[Records from a data source]
· · · · ·

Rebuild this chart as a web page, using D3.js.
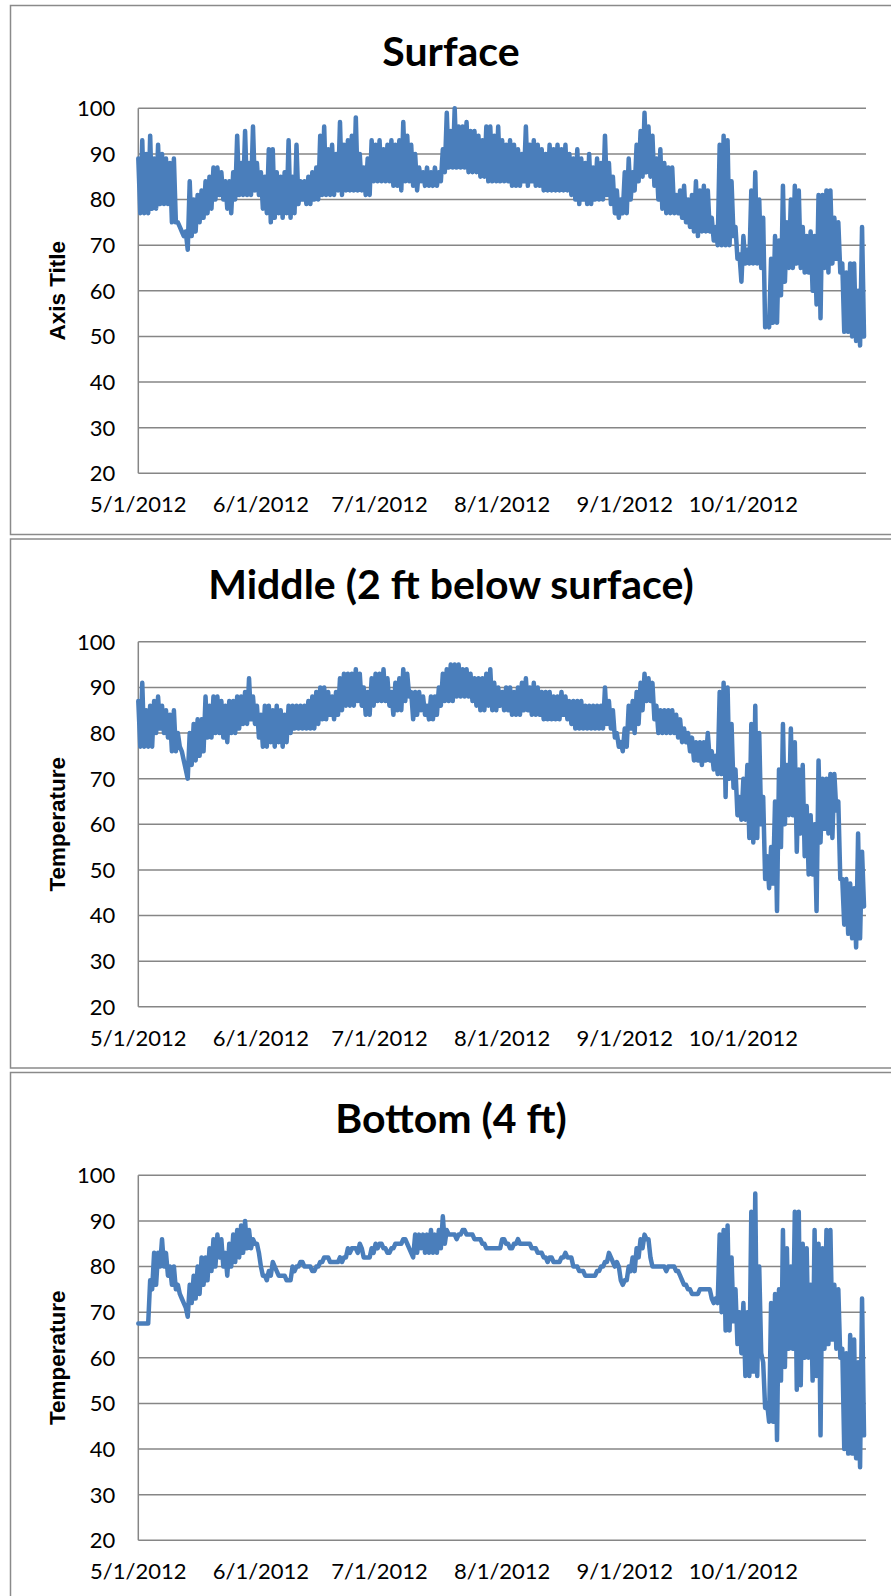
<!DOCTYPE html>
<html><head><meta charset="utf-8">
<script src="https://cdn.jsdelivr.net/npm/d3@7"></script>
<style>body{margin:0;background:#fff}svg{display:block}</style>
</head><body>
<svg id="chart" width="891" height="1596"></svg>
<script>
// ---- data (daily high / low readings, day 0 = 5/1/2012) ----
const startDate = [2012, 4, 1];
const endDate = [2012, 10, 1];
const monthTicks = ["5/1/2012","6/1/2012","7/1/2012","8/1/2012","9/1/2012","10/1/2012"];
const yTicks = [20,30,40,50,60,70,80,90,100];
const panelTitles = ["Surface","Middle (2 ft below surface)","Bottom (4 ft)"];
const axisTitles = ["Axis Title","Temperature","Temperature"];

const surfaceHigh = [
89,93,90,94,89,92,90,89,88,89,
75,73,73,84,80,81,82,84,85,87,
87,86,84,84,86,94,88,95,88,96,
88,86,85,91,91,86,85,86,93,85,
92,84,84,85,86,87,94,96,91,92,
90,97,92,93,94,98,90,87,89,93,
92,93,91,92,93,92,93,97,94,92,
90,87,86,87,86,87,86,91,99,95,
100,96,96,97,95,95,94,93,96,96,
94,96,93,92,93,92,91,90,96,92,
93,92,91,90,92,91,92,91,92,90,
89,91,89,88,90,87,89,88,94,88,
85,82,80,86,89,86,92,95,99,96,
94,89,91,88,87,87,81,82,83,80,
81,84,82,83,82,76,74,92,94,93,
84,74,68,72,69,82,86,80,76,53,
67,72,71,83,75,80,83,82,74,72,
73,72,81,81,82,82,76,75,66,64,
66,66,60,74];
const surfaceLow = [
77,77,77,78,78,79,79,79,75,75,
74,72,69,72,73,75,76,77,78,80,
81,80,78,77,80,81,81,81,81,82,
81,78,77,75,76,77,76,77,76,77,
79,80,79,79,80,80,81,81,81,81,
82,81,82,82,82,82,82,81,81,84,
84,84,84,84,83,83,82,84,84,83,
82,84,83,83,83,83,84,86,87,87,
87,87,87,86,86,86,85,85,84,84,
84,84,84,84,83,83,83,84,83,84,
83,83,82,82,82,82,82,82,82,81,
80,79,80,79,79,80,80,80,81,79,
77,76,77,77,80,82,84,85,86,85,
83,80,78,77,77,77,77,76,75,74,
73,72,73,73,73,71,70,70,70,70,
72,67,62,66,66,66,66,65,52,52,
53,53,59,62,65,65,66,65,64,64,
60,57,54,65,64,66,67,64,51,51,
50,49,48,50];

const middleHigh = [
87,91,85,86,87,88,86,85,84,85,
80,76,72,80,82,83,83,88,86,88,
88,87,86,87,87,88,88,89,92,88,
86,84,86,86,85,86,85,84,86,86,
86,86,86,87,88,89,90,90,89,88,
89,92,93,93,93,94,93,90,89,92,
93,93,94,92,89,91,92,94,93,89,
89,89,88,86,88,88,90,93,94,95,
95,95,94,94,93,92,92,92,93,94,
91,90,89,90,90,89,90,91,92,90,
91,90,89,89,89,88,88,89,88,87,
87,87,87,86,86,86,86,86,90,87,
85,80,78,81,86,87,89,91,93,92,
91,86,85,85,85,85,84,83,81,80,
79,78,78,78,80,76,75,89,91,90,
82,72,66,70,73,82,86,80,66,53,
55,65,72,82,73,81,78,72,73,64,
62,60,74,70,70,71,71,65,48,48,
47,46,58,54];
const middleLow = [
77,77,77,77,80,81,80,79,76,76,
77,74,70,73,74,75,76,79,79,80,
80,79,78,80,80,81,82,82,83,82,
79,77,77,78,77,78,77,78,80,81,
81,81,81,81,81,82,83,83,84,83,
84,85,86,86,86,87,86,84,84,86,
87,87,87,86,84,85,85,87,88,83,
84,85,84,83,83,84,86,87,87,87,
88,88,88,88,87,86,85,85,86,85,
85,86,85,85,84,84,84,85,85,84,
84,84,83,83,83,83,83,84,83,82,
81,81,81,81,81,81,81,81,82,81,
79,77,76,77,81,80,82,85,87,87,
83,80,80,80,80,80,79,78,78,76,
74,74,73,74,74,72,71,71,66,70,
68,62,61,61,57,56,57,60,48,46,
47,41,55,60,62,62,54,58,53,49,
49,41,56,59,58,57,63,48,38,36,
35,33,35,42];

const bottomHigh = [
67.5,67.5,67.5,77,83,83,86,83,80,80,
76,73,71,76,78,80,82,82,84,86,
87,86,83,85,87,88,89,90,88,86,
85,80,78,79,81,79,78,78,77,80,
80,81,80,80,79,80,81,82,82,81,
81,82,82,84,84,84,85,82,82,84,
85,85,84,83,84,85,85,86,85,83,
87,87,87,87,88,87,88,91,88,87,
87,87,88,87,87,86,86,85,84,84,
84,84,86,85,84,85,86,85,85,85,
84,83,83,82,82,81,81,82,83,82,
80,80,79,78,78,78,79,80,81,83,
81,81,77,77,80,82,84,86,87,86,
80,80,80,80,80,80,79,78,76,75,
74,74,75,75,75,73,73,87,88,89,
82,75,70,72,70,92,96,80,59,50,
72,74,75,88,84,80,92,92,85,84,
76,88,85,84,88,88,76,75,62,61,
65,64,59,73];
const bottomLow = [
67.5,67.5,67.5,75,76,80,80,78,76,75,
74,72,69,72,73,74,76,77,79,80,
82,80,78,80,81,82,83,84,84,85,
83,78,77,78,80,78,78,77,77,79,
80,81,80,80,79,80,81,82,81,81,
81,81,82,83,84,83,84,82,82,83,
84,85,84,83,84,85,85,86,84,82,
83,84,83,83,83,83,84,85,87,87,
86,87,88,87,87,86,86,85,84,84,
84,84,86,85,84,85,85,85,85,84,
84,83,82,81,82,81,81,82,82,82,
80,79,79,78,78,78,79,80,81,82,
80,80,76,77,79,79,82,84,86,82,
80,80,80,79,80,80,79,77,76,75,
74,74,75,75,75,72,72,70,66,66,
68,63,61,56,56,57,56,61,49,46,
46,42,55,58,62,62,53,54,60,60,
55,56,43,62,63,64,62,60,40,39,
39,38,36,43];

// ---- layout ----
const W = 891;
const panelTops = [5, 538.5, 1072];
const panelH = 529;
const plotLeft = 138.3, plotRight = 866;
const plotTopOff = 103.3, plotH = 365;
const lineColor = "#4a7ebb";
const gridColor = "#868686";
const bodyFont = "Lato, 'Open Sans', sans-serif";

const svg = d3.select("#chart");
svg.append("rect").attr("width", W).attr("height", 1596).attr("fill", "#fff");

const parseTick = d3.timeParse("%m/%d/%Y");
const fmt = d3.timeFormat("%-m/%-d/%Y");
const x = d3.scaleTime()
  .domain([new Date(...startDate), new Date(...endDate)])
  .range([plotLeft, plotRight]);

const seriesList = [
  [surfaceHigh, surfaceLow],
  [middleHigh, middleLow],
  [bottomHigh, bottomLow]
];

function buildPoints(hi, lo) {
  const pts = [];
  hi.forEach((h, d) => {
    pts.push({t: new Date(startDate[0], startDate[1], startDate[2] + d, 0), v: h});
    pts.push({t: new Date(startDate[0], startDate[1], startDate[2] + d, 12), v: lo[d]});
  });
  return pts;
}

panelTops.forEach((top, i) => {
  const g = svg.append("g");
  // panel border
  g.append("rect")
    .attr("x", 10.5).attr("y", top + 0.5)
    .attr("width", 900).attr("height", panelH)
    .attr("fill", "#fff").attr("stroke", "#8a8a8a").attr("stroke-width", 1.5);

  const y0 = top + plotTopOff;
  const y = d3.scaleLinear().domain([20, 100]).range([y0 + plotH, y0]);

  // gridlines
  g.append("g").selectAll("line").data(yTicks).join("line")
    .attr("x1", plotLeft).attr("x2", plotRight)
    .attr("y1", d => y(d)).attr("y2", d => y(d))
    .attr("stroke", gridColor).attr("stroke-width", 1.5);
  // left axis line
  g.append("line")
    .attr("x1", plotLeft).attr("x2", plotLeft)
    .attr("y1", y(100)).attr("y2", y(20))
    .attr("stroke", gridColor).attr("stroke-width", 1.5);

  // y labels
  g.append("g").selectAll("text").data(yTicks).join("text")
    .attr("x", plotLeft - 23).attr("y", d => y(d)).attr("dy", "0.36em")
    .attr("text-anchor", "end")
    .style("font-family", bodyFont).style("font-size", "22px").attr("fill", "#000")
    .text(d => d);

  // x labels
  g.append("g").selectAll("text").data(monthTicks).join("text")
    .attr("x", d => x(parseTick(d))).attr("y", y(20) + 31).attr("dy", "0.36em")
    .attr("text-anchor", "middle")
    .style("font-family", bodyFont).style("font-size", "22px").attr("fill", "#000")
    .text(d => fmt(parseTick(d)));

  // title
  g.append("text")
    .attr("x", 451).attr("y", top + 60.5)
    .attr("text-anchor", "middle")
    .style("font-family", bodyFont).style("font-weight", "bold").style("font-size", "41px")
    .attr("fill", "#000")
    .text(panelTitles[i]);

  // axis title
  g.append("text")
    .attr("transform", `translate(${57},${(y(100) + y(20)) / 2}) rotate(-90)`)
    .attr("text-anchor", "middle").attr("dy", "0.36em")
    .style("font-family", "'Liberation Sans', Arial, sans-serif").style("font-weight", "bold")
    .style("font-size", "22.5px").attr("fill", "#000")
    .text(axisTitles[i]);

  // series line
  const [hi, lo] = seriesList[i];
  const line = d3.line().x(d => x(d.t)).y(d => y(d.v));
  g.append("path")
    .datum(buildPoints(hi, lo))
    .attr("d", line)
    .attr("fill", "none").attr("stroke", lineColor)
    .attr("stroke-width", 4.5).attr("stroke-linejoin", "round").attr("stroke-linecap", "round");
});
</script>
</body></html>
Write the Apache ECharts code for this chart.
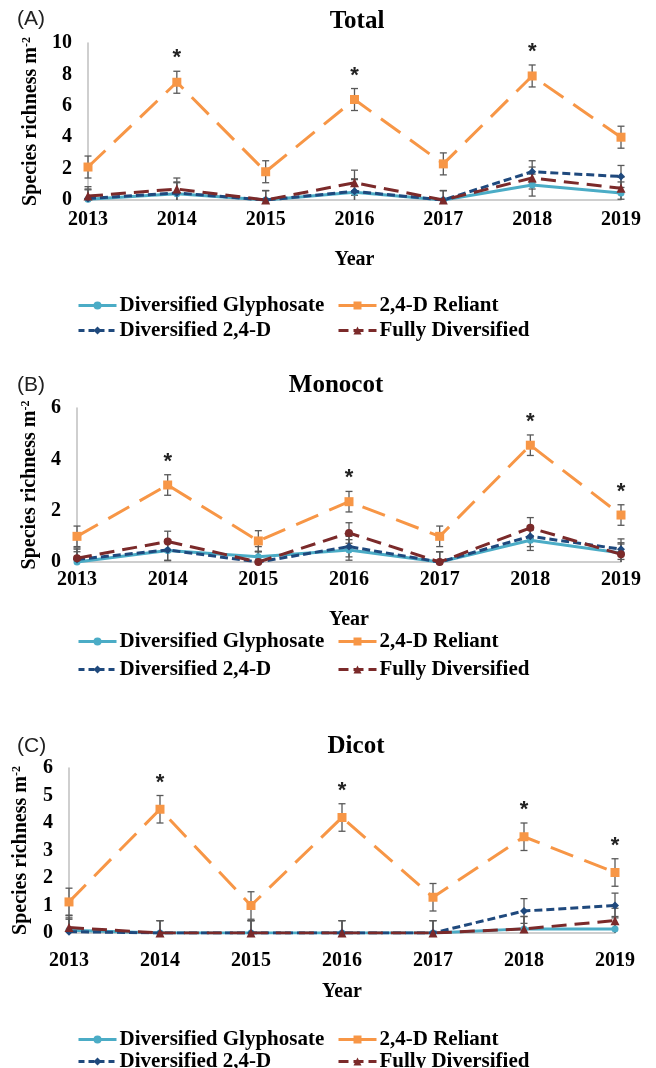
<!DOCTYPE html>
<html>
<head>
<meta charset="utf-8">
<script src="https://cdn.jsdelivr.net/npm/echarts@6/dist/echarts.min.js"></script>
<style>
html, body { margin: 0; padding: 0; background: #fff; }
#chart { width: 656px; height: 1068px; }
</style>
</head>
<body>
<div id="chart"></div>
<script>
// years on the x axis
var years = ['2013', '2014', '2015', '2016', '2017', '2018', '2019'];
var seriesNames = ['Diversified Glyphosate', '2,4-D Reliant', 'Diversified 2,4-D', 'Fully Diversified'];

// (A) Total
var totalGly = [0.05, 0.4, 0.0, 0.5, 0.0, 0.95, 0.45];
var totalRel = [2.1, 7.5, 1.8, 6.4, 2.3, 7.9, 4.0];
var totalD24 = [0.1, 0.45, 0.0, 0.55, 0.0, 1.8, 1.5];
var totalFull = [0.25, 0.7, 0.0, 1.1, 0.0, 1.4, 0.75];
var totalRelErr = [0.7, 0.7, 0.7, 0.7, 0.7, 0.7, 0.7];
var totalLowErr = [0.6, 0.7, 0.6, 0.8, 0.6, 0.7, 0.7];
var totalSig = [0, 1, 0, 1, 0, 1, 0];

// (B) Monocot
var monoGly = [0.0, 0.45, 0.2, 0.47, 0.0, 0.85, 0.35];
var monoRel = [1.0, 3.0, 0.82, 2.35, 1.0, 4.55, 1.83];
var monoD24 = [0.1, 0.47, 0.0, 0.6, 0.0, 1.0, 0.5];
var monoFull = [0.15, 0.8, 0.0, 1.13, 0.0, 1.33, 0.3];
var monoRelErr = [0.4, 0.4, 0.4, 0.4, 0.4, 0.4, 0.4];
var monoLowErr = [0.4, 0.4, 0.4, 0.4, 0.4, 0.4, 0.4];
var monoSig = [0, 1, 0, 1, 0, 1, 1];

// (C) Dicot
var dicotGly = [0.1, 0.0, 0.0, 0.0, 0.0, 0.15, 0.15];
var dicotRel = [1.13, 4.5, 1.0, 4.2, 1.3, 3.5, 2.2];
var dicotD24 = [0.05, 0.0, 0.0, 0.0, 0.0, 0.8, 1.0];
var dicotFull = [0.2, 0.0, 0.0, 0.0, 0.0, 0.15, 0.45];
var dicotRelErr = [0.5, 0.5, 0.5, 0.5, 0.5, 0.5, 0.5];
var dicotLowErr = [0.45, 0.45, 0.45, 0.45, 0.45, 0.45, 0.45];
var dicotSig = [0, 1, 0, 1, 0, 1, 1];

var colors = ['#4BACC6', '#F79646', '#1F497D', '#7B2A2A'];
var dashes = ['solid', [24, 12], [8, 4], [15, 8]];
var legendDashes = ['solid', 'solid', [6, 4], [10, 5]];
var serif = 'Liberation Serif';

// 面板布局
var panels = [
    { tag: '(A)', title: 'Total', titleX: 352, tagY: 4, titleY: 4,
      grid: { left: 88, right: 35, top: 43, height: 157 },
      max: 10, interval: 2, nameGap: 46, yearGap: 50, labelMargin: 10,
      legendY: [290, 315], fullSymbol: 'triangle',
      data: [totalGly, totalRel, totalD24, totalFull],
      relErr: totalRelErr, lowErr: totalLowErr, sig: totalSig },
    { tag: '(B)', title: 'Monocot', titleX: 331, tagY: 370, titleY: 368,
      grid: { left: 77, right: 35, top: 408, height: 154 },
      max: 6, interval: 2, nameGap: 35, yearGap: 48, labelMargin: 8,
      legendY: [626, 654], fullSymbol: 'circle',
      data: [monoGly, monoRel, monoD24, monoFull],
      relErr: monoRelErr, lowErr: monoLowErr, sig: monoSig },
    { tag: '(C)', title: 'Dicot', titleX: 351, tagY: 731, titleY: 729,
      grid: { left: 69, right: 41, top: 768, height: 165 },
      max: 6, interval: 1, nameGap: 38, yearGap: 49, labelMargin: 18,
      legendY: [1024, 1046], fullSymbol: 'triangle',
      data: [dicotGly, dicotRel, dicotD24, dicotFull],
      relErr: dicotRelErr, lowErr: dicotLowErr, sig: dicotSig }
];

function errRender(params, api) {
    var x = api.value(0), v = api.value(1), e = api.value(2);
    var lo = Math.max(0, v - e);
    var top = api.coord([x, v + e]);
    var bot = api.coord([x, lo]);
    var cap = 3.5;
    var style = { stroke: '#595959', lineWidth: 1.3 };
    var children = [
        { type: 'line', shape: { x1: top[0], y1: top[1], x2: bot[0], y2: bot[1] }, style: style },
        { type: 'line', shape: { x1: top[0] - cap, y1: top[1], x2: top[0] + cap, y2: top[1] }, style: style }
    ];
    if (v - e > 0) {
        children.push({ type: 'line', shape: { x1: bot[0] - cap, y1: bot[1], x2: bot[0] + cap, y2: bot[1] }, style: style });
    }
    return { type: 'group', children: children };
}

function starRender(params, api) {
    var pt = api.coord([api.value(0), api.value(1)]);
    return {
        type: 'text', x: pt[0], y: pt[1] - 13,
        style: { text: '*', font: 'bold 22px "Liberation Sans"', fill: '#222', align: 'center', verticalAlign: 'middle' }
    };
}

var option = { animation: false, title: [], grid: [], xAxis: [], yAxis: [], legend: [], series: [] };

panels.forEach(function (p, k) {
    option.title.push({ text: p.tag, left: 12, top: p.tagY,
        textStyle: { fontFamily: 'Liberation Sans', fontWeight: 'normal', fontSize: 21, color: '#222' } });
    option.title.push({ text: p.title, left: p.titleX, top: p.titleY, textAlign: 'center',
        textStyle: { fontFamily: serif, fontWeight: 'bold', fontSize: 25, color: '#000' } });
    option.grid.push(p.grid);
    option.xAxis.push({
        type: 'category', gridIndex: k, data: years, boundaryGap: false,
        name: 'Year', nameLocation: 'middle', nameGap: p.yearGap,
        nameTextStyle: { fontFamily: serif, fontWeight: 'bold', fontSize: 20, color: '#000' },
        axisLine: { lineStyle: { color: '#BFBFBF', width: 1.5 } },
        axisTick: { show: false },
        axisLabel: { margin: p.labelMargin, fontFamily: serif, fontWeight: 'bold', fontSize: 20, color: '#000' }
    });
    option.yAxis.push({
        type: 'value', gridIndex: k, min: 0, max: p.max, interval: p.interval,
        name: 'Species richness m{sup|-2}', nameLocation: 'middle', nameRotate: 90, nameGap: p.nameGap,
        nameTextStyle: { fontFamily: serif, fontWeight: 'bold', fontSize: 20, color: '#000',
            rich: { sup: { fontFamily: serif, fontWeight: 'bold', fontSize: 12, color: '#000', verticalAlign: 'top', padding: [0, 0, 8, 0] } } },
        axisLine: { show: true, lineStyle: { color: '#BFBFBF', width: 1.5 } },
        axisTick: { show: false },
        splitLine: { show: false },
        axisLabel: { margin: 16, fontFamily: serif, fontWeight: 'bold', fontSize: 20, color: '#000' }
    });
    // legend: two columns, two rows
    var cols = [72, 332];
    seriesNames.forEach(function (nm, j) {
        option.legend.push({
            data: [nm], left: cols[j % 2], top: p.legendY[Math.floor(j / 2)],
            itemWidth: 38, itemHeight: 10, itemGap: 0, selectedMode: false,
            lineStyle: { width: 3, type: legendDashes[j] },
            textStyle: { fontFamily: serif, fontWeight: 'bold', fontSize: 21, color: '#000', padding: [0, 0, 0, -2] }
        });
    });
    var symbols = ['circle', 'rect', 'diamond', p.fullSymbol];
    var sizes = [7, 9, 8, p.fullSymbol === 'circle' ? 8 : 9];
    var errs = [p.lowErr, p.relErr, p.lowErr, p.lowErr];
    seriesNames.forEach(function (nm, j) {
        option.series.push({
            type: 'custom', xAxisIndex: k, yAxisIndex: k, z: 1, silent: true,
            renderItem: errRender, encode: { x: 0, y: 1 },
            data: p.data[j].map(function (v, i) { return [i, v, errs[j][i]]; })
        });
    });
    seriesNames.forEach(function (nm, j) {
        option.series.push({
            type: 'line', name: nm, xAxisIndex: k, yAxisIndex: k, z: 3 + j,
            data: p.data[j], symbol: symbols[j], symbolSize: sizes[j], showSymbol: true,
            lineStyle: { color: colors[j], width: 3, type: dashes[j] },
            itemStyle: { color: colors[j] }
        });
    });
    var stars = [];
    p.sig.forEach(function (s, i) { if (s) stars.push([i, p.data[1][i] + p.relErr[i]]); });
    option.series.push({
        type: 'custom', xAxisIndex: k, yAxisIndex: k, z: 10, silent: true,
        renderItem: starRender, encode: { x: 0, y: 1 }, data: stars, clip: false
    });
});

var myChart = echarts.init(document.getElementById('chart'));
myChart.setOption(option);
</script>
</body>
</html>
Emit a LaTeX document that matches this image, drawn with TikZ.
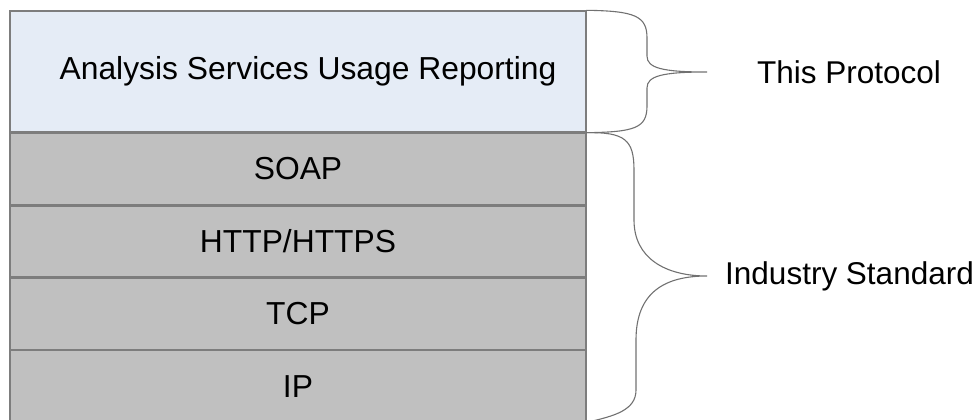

· · · · ·

> **What is needed**: Pull out all lines of the data with the string "this".

> **Reply to the exercise**:
Rebuild this chart as a web page, using D3.js.
Write the Apache ECharts code for this chart.
Emit a LaTeX document that matches this image, drawn with TikZ.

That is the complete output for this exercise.